* [WHAT YOU NEED TO DO]:
Your task is to retype, word for word, the lines from the start of the data through the line holding "from matplotlib.patches import". Do not include the pictures.

* [GIVEN MATERIAL]:
——————
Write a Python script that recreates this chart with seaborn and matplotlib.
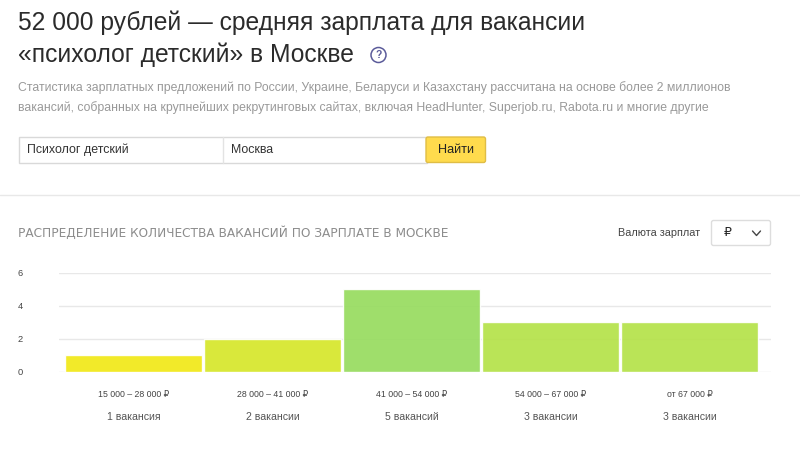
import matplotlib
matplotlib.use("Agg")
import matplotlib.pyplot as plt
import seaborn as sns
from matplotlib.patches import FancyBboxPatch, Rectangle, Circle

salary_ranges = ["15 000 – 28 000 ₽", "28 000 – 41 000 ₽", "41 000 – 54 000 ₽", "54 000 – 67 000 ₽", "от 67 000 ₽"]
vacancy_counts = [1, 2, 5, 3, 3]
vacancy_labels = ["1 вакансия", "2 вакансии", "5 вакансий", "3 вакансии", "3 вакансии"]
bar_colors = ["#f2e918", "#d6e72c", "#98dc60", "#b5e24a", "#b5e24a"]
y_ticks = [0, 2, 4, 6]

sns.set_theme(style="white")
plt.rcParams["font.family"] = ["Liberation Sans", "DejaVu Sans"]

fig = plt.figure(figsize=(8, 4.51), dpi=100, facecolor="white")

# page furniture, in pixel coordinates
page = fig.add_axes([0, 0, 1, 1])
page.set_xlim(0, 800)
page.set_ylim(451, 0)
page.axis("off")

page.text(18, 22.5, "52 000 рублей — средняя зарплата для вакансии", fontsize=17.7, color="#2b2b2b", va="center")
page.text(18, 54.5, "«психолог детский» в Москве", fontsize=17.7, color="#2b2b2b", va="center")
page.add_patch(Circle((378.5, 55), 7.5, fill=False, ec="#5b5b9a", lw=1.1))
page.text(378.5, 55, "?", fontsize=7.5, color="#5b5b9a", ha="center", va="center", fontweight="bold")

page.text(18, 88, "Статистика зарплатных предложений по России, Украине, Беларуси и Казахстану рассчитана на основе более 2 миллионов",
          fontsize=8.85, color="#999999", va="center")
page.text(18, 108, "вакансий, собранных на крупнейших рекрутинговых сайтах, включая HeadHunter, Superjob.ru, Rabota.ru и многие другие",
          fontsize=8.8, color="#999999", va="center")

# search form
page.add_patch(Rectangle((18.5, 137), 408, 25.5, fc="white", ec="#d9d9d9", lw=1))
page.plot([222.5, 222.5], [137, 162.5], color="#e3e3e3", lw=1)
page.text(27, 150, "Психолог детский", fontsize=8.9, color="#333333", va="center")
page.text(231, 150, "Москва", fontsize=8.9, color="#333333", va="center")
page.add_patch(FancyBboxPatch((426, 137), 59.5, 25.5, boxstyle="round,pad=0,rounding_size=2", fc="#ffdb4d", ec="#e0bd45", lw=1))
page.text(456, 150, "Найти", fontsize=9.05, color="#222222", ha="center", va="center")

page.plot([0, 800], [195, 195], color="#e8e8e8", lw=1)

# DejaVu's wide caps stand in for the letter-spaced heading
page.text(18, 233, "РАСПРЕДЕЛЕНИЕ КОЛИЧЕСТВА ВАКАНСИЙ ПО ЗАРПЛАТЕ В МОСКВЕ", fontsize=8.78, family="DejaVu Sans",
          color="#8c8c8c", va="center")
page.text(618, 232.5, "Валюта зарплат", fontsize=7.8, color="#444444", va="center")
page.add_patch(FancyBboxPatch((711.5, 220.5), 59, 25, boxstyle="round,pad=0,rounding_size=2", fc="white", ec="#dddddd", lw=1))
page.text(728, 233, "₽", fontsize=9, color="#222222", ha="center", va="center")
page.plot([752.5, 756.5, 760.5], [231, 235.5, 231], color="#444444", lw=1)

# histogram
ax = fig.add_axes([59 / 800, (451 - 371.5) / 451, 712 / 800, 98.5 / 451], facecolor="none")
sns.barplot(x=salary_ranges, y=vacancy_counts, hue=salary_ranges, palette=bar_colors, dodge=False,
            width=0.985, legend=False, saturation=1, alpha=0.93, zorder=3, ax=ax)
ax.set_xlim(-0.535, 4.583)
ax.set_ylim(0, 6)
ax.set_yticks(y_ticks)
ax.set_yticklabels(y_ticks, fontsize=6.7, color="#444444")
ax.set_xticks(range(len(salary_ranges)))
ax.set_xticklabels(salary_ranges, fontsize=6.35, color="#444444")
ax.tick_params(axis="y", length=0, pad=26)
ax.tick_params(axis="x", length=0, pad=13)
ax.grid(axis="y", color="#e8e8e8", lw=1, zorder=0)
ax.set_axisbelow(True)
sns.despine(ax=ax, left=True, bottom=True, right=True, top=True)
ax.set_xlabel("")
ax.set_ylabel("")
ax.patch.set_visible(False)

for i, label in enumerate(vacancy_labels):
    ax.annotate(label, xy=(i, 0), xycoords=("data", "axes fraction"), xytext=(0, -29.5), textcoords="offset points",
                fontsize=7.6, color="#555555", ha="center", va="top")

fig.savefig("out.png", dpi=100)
——————
* [EXPECTED OUTPUT]:
Write a Python script that recreates this chart with seaborn and matplotlib.
import matplotlib
matplotlib.use("Agg")
import matplotlib.pyplot as plt
import seaborn as sns
from matplotlib.patches import FancyBboxPatch, Rectangle, Circle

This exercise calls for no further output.